I'll cover a little more of Hench and Imagineering, but first a word or two about Michael Eisner and Marty Sklar, the two other Disney executives I met on that trip.
Eisner had just taken over at Disney and was years away from controversy. When I arrived in Burbank to interview him, he said he had told The Wall Street Journal and others they could interview him after a break-in period. To him, that meant in-person. To avoid violating that promise, Eisner could not allow me in his office.
So I interviewed Eisner via telephone maybe 50 feet or so down the hallway from his office. My feelings weren't hurt – I got a solid 30 minutes or so with of the world's hottest CEOs. Eisner laid out a blueprint the company followed over the next few years that produced some of Disney's best results ever.

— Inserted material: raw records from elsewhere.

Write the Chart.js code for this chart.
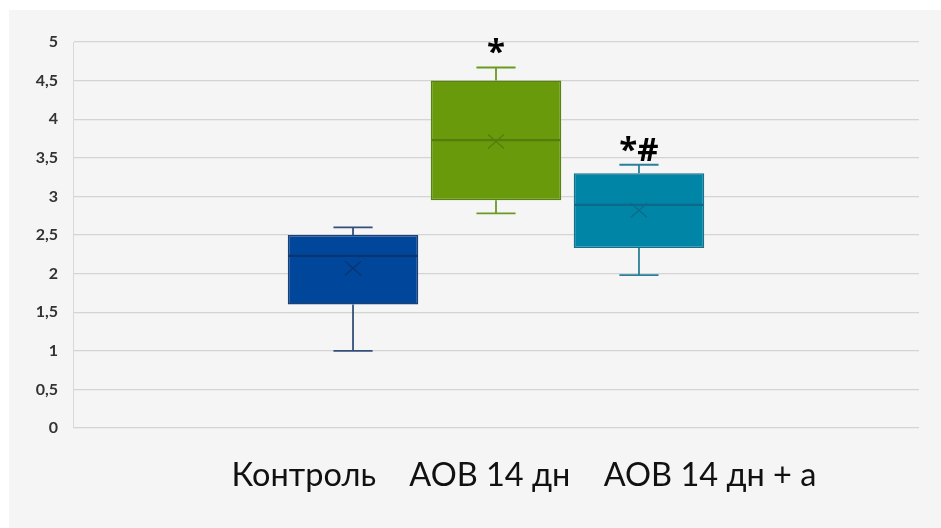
<!DOCTYPE html>
<html>
<head>
<meta charset="utf-8">
<script src="https://cdn.jsdelivr.net/npm/chart.js@4/dist/chart.umd.min.js"></script>
<style>
  html, body { margin: 0; padding: 0; background: #ffffff; }
  #panel { position: absolute; left: 9px; top: 10px; width: 932px; height: 518px; background: #f5f5f5; }
</style>
</head>
<body>
<div id="panel"><canvas id="chart"></canvas></div>
<script>
// Groups and five-number summaries (plus mean) for each box
const groups      = ['Контроль', 'АОВ 14 дн', 'АОВ 14 дн + а'];
const whiskerLow  = [1.00, 2.78, 1.98];
const quartile1   = [1.60, 2.95, 2.33];
const medians     = [2.23, 3.73, 2.89];
const means       = [2.07, 3.71, 2.82];
const quartile3   = [2.50, 4.50, 3.30];
const whiskerHigh = [2.60, 4.67, 3.41];
const marks       = ['', '*', '*#'];

// Appearance
const fills    = ['#00479b', '#699a0b', '#0085a7'];
const borders  = ['#1d3f77', '#5a8212', '#16708c'];
const whiskers = ['#34507a', '#6a9a22', '#2b7f98'];
const medianCl = ['#0b3470', '#557d0c', '#0c6a88'];

const gap = '\u00a0'.repeat(4);

// Whiskers, medians, mean markers and significance marks on top of the floating bars
const boxParts = {
  id: 'boxParts',
  afterDatasetsDraw(chart) {
    const ctx = chart.ctx;
    const y = chart.scales.y;
    chart.data.datasets.forEach((ds, i) => {
      const bar = chart.getDatasetMeta(i).data[0];
      if (!bar) return;
      const cx = bar.x;
      const half = bar.width / 2;
      const cap = bar.width * 0.15;
      const yLo = y.getPixelForValue(whiskerLow[i]);
      const yQ1 = y.getPixelForValue(quartile1[i]);
      const yQ3 = y.getPixelForValue(quartile3[i]);
      const yHi = y.getPixelForValue(whiskerHigh[i]);
      const yMed = y.getPixelForValue(medians[i]);
      const yMean = y.getPixelForValue(means[i]);
      ctx.save();
      // whiskers
      ctx.strokeStyle = whiskers[i];
      ctx.lineWidth = 1.8;
      ctx.beginPath();
      ctx.moveTo(cx, yQ3); ctx.lineTo(cx, yHi);
      ctx.moveTo(cx - cap, yHi); ctx.lineTo(cx + cap, yHi);
      ctx.moveTo(cx, yQ1); ctx.lineTo(cx, yLo);
      ctx.moveTo(cx - cap, yLo); ctx.lineTo(cx + cap, yLo);
      ctx.stroke();
      // median
      ctx.strokeStyle = medianCl[i];
      ctx.lineWidth = 2.2;
      ctx.beginPath();
      ctx.moveTo(cx - half + 1, yMed); ctx.lineTo(cx + half - 1, yMed);
      ctx.stroke();
      // mean marker
      ctx.strokeStyle = medianCl[i];
      ctx.lineWidth = 1.3;
      ctx.beginPath();
      ctx.moveTo(cx - 8, yMean - 7); ctx.lineTo(cx + 8, yMean + 7);
      ctx.moveTo(cx + 8, yMean - 7); ctx.lineTo(cx - 8, yMean + 7);
      ctx.stroke();
      // significance marks
      if (marks[i]) {
        ctx.fillStyle = '#000000';
        ctx.font = 'bold 33px "Open Sans"';
        ctx.textAlign = 'center';
        ctx.textBaseline = 'alphabetic';
        ctx.fillText(marks[i], cx, yHi - 4);
      }
      ctx.restore();
    });
  }
};

new Chart(document.getElementById('chart'), {
  type: 'bar',
  data: {
    labels: [groups.join(gap)],
    datasets: groups.map((g, i) => ({
      label: g,
      data: [[quartile1[i], quartile3[i]]],
      backgroundColor: fills[i],
      borderColor: borders[i],
      borderWidth: 1.5,
      borderSkipped: false,
      categoryPercentage: 0.507,
      barPercentage: 0.913
    }))
  },
  options: {
    responsive: true,
    maintainAspectRatio: false,
    animation: false,
    layout: { padding: { left: 0, right: 22, top: 32, bottom: 0 } },
    plugins: {
      legend: { display: false },
      tooltip: { enabled: false }
    },
    scales: {
      x: {
        grid: { display: false, drawTicks: false },
        border: { display: false },
        ticks: {
          color: '#111111',
          font: { family: 'Lato', size: 32.5 },
          padding: 28,
          labelOffset: 28,
          maxRotation: 0,
          autoSkip: false
        },
        afterFit(scale) { scale.height = 100; }
      },
      y: {
        min: 0,
        max: 5,
        grid: { color: '#d4d4d4', lineWidth: 1.3, drawTicks: false },
        border: { display: true, color: '#d9d9d9', width: 1 },
        ticks: {
          stepSize: 0.5,
          padding: 15,
          color: '#333333',
          font: { family: 'Lato', size: 16, weight: 'bold' },
          callback: (v) => String(v).replace('.', ',')
        },
        afterFit(scale) { scale.width = 64; }
      }
    }
  },
  plugins: [boxParts]
});
</script>
</body>
</html>
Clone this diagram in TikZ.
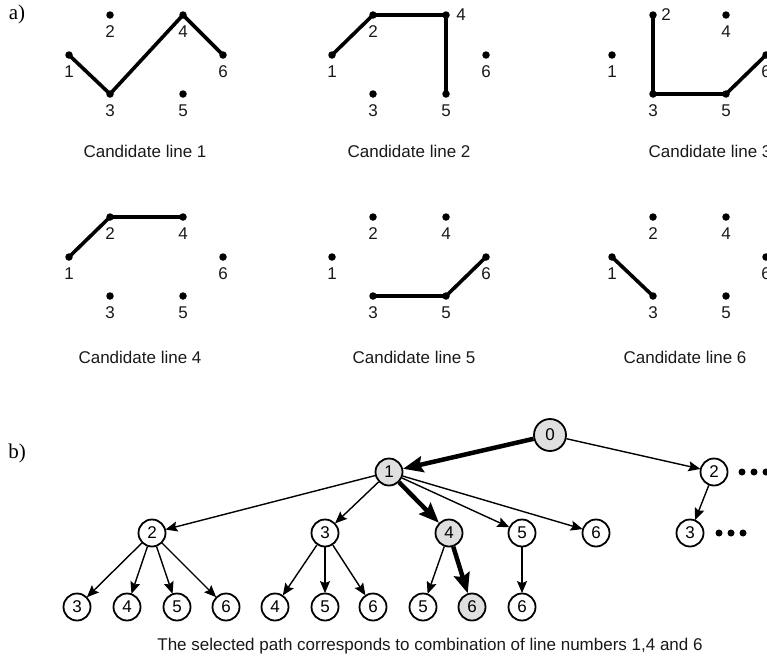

Sklar was executive vice president of creative development. In other words, he ran Imagineering.
"The parks are living organisms, and they have to be fed," Sklar said in the hour or so he spent with me. "They have to be fed with new attractions."
Disney was electric at that time, partially because of Eisner, and partially because of new initiatives that included filmmaker George Lucas developing a "Star Wars" attraction.
"We're excited about that," Sklar said. "Just take Disney and George Lucas working together . . . the two most creative organizations in the world coming together."
In March 1985, Disney had nearly 50 projects under development at WED. They included a Thunder Mountain Railroad ride for Tokyo Disneyland and early planning for the European Disneyland that hadn't yet selected Paris as its destination.
This is where Hench, a Disney employee already with 46 corporate years under his belt, comes in. When he enters, by the way, he cuts the proverbial wide swath – a man well above six feet tall, almost larger than life, which would match his accomplishments.
Hench arrived at Disney in 1939, soon enough to work on Nutcracker backgrounds for Fantasia. He toiled on such features as Cinderella and Alice in Wonderland. Probably his greatest trial was the inability to convert Salvador Dali's extended visit to Disney into a commercially successful endeavor in Dali's lifetime.
Hench's special effects on 20,000 Leagues Under the Sea won an Oscar. Among his many parks' projects, he was key in developing Space Mountain.
But Hench's legacy has been color. He became the in-house expert on what color to apply where. In his 2003 book Designing Disney, Hench tells a story about an obnoxious executive demanding a white coat of paint, to which Hench was compelled to explain there are 34 shades of white.
Hench also has done the Mickey birthday portraits, the 25th, the 50th, the 60th and the 70th. (We eagerly await the 75th.) Disney devotees eager to see two great examples need only visit City Hall at Disneyland, where the 25th and 50th hang behind the front desk.
On our tour of WED, Hench displayed no revulsion at having to usher some punk reporter around the hallowed halls.
"This is the home of brainstorming, Brainstorm City," Hench said with more than a little pride.
Everyone you looked, clay, wood and other models were in various forms of expression. To be honest, you couldn't see a Space Mountain, or a Pirates of the Caribbean. Instead, there were lots of parts of things to be added to or subtracted from by the Imagineers.
Typical of a company culture that channeled all of the praise and Oscars and other awards to the top, Hench minimized his role on Space Mountain.
"I never accomplished something like that by myself," Hench said. "As Walt pointed out, the product had the mark."
Still, Sklar and Hench recalled that when Walt Disney World unveiled its Space Mountain, the ride provided so many thrills that even a toupee or two found a new home. I had ridden it during that period, and lost everything in my shirt pocket. They had to throttle back the ride.
Hench said Walt Disney's direction of the company and employees was anything but ambiguous.
"Walt had a very consistent method," Hench said. "The direction was established. If it were north, we all moved north. Like dogs on a leash, we would be pulled up short if we moved south."
Sklar quoted a popular Disney line: "Walt used to say that whatever you did yesterday, you'll never do again. There's always a new plateau."
Sklar also noted how far Disney has come. Disneyland cost $17 million to open in 1955. Even in 1985, virtually any attraction Disney created would cost more than that, meaning, "it can't be a fad," Sklar said.
Hench said attractions move so quickly that characters within them must be clearly defined.
"In all our shows, you have limited time to get across what the character is," Hench said. "You have to leave out all the contradictions."
At the same time, Disney parks are a total experience: "Walt didn't want you to come around a corner and encounter a bare wall."
Disney stockpiles good ideas, sometimes simply waiting for the technology to catch up. It doesn't turn a deaf ear on new ideas. Tony Baxter, now a highly popular Imagineering executive, was selling popcorn in the park when he dreamed up Thunder Mountain Railway.
At Eisner's first annual meeting with Disney, he told an old Walt Disney story, Sklar said. A youngster volunteered to play in the band. His performance was atrocious. The bandmaster commanded the boy to explain why he didn't tell the man he couldn't play.
"How did I know?" the boy said. "I never tried."
You don't have to look far to see why men such as Sklar and Hench revered Walt Disney. Nor why they themselves merit reverence.
(Besides Hench items, the author also avidly collects Two-Gun Mickey.)